Workplace bullying is waiting in the wings, in the shadow of sexual harassment. Bullying is peering out from behind the curtain, on the side of the stage, waiting with mixed emotions: impatient, craving the spotlight he so often feels entitled to, and yet increasingly apprehensive. Unsure of the reception he may receive now as accusers are finally being believed about their sexual harassment. Once he could strut across the stage, a powerful workplace dictator, an abusive boss, a sneaky behind closed doors undermining player, ordering those around him to do as he wished. Smug in his power, he could act, frankly, like an a hole and get away with it. People feared him.

Lately he’s suspecting his employees may turn on him, spilling out years of stories. What if a ‘me too’ movement starts about workplace bullying? Will he be outed? Will anyone care? Before he could rely on silence, on no one willing to take action because of his prominent role in the organization. But now he is not so sure.

It feels like they are on to him. A Los Angeles Times editorial recently called him out, the author opining To end sexual harassment on the job, end workplace bullying.

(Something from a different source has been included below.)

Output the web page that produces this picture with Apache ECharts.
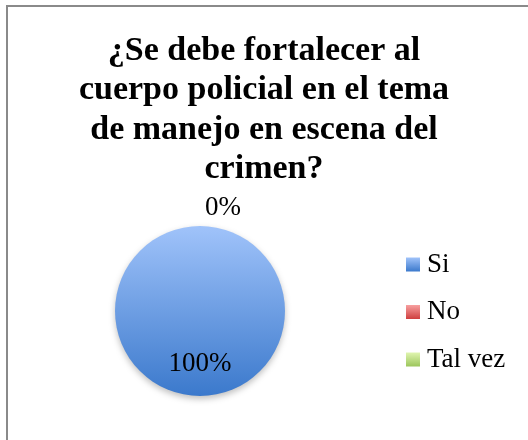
<!DOCTYPE html>
<html>
<head>
<meta charset="utf-8">
<script src="https://cdn.jsdelivr.net/npm/echarts@6/dist/echarts.min.js"></script>
<style>
  html, body { margin: 0; padding: 0; background: #fff; }
  #chart { width: 528px; height: 440px; }
</style>
</head>
<body>
<div id="chart"></div>
<script>
// Data
const categories = ['Si', 'No', 'Tal vez'];
const values = [100, 0, 0];
const percentLabels = ['100%', '0%', '0%'];
const titleText = '¿Se debe fortalecer al\ncuerpo policial en el tema\nde manejo en escena del\ncrimen?';

// Colours (top -> bottom gradients like the Office style)
const colorTops = ['#a0c3fa', '#f7a0a0', '#e0f5b0'];
const colorBottoms = ['#3b79cc', '#cf3f3f', '#9cc65c'];

const grad = (i) => new echarts.graphic.LinearGradient(0, 0, 0, 1, [
    { offset: 0, color: colorTops[i] },
    { offset: 1, color: colorBottoms[i] }
]);

const labelFont = { fontFamily: 'Liberation Serif', fontSize: 27, color: '#000' };

const chart = echarts.init(document.getElementById('chart'));

const option = {
    backgroundColor: '#fff',
    animation: false,
    title: {
        text: titleText,
        left: 'center',
        top: 26,
        textStyle: {
            fontFamily: 'Liberation Serif',
            fontWeight: 'bold',
            fontSize: 34,
            lineHeight: 39.5,
            color: '#000'
        }
    },
    legend: {
        orient: 'vertical',
        left: 401,
        top: 246,
        itemWidth: 14,
        itemHeight: 14,
        itemGap: 20.5,
        icon: 'rect',
        textStyle: Object.assign({ lineHeight: 27, padding: [0, 0, 0, 2] }, labelFont),
        data: categories
    },
    graphic: [{
        type: 'rect',
        shape: { x: 7, y: 6, width: 560, height: 470 },
        style: { fill: 'none', stroke: '#8a8a8a', lineWidth: 2 },
        silent: true
    }],
    series: [{
        type: 'pie',
        center: [200, 311],
        radius: 85,
        startAngle: 90,
        avoidLabelOverlap: false,
        itemStyle: {
            shadowBlur: 6,
            shadowOffsetY: 3,
            shadowColor: 'rgba(0,0,0,0.25)'
        },
        label: labelFont,
        labelLine: { show: false, length: 18, length2: 0 },
        data: categories.map((c, i) => ({
            name: c,
            value: values[i],
            itemStyle: { color: grad(i) },
            label: Object.assign(
                i === 0
                    ? { show: true, position: 'inside', offset: [0, 7], formatter: percentLabels[i] }
                    : { show: true, position: 'outside', formatter: percentLabels[i] },
                labelFont)
        }))
    }]
};

chart.setOption(option);
</script>
</body>
</html>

“Bullies who believe that their whims matter more than other people’s dignity often don’t see why their sexual impulses shouldn’t be just as indulged. Sweden, France and Belgium, as well as the Canadian province of Quebec, have passed anti-workplace bullying laws. Courts in Spain, Germany and Great Britain consider it a violation of other statutes.

The U.S. should follow their lead. Workplace bullying is morally repugnant, bad for business and it seems to correlate closely with sexual harassment. Harvey Weinstein and Fox News head Roger Ailes, for example, were famous for their general cruelty long before we knew how badly they treated women.” [1]:

Recognition washed over him, reading about cruelty, but he pushed it aside and rationalized. He wasn’t breaking any law by bullying his subordinates and co- workers. Workplace bullying, he knows, isn’t illegal in the US. Yet.

Cut to a California law requiring employers with 50 or more employees provide training on “prevention of abusive conduct” along with the sexual harassment training that is already required, at least 2 hours to all supervisory employees, once every 2 years. This training has folded in prevention of abusive conduct, defined as “conduct of an employer or employee in the workplace, with malice, that a reasonable person would find hostile, offensive, and unrelated to an employer’s legitimate business interests.” It “may include repeated infliction of verbal abuse, such as the use of derogatory remarks, insults, and epithets, verbal or physical conduct that a reasonable person would find threatening, intimidating, or humiliating, or the gratuitous sabotage or undermining of a person’s work performance.” Abusive conduct does not have be tied to a protected characteristic, such as race, age, or gender.

California seems to realize that sexual harassment and abusive conduct may occur hand in hand, may be the same actor in fact, playing two roles—a costume change away but the same person underneath: an abuser ruining workplaces and lives. Like it or not, his time in the harsh glare of the spotlight feels imminent.[2]